**Source data:**

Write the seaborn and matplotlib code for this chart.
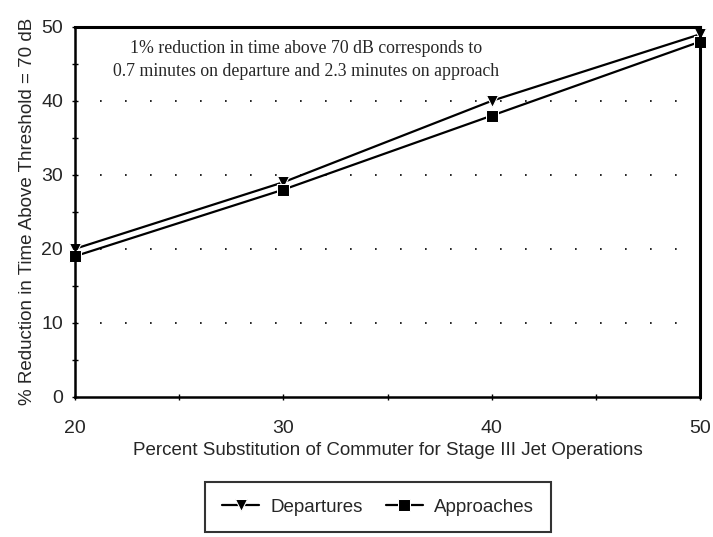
import seaborn as sns
import matplotlib.pyplot as plt
import pandas as pd
from matplotlib.ticker import MultipleLocator

##-----Data-----##
substitution = [20, 30, 40, 50]
departures = [20, 29, 40, 49]
approaches = [19, 28, 38, 48]

df = pd.DataFrame({
    'pct': substitution * 2,
    'reduction': departures + approaches,
    'series': ['Departures'] * 4 + ['Approaches'] * 4,
})

sns.set_style('white')
plt.rcParams['font.family'] = ['Liberation Sans', 'DejaVu Sans']

fig = plt.figure(figsize=(7.13, 5.37), dpi=100)
ax = fig.add_axes([0.105, 0.261, 0.877, 0.689])

sns.lineplot(data=df, x='pct', y='reduction', hue='series', style='series',
             markers={'Departures': 'v', 'Approaches': 's'}, dashes=False,
             palette={'Departures': 'black', 'Approaches': 'black'},
             markersize=8, linewidth=1.6, ax=ax, legend=True, clip_on=False)

ax.set_xlim(20, 50)
ax.set_ylim(0, 50)
ax.xaxis.set_major_locator(MultipleLocator(10))
ax.xaxis.set_minor_locator(MultipleLocator(5))
ax.yaxis.set_major_locator(MultipleLocator(10))
ax.yaxis.set_minor_locator(MultipleLocator(5))
ax.tick_params(which='both', direction='inout', length=5, width=1, color='black',
               bottom=True, left=True)
ax.tick_params(axis='x', pad=14)
ax.tick_params(axis='y', pad=6)
ax.tick_params(labelsize=14)

# dotted horizontal gridlines
for yv in [10, 20, 30, 40]:
    ax.axhline(yv, color='black', linestyle=(0, (1, 14)), linewidth=1.2, zorder=0)

for side in ['left', 'bottom']:
    ax.spines[side].set_linewidth(1.8)
for side in ['top', 'right']:
    ax.spines[side].set_linewidth(2.2)
for s in ax.spines.values():
    s.set_color('black')

ax.set_xlabel('Percent Substitution of Commuter for Stage III Jet Operations',
              fontsize=13.5, labelpad=4)
ax.set_ylabel('% Reduction in Time Above Threshold = 70 dB', fontsize=13.5, labelpad=4)

ax.text(0.37, 0.965, '1% reduction in time above 70 dB corresponds to\n'
        '0.7 minutes on departure and 2.3 minutes on approach',
        transform=ax.transAxes, ha='center', va='top', fontsize=12.8,
        family='Liberation Serif', linespacing=1.5)

handles, labels = ax.get_legend_handles_labels()
ax.get_legend().remove()
leg = fig.legend(handles, labels, loc='center', bbox_to_anchor=(378 / 713, 1 - 507 / 537),
                 ncol=2, frameon=True, fancybox=False, fontsize=13.5,
                 handlelength=2.0, borderpad=0.9, columnspacing=1.2, handletextpad=0.6)
leg.get_frame().set_edgecolor('black')
leg.get_frame().set_linewidth(1.5)

fig.savefig('out.png', dpi=100)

**Exercise brief:** Quote, exactly and only, the lines from the first line of the data above through the line containing "from matplotlib.ticker import MultipleLocator". The pictures do not belong in it.

**Completed exercise:**
Write the seaborn and matplotlib code for this chart.
import seaborn as sns
import matplotlib.pyplot as plt
import pandas as pd
from matplotlib.ticker import MultipleLocator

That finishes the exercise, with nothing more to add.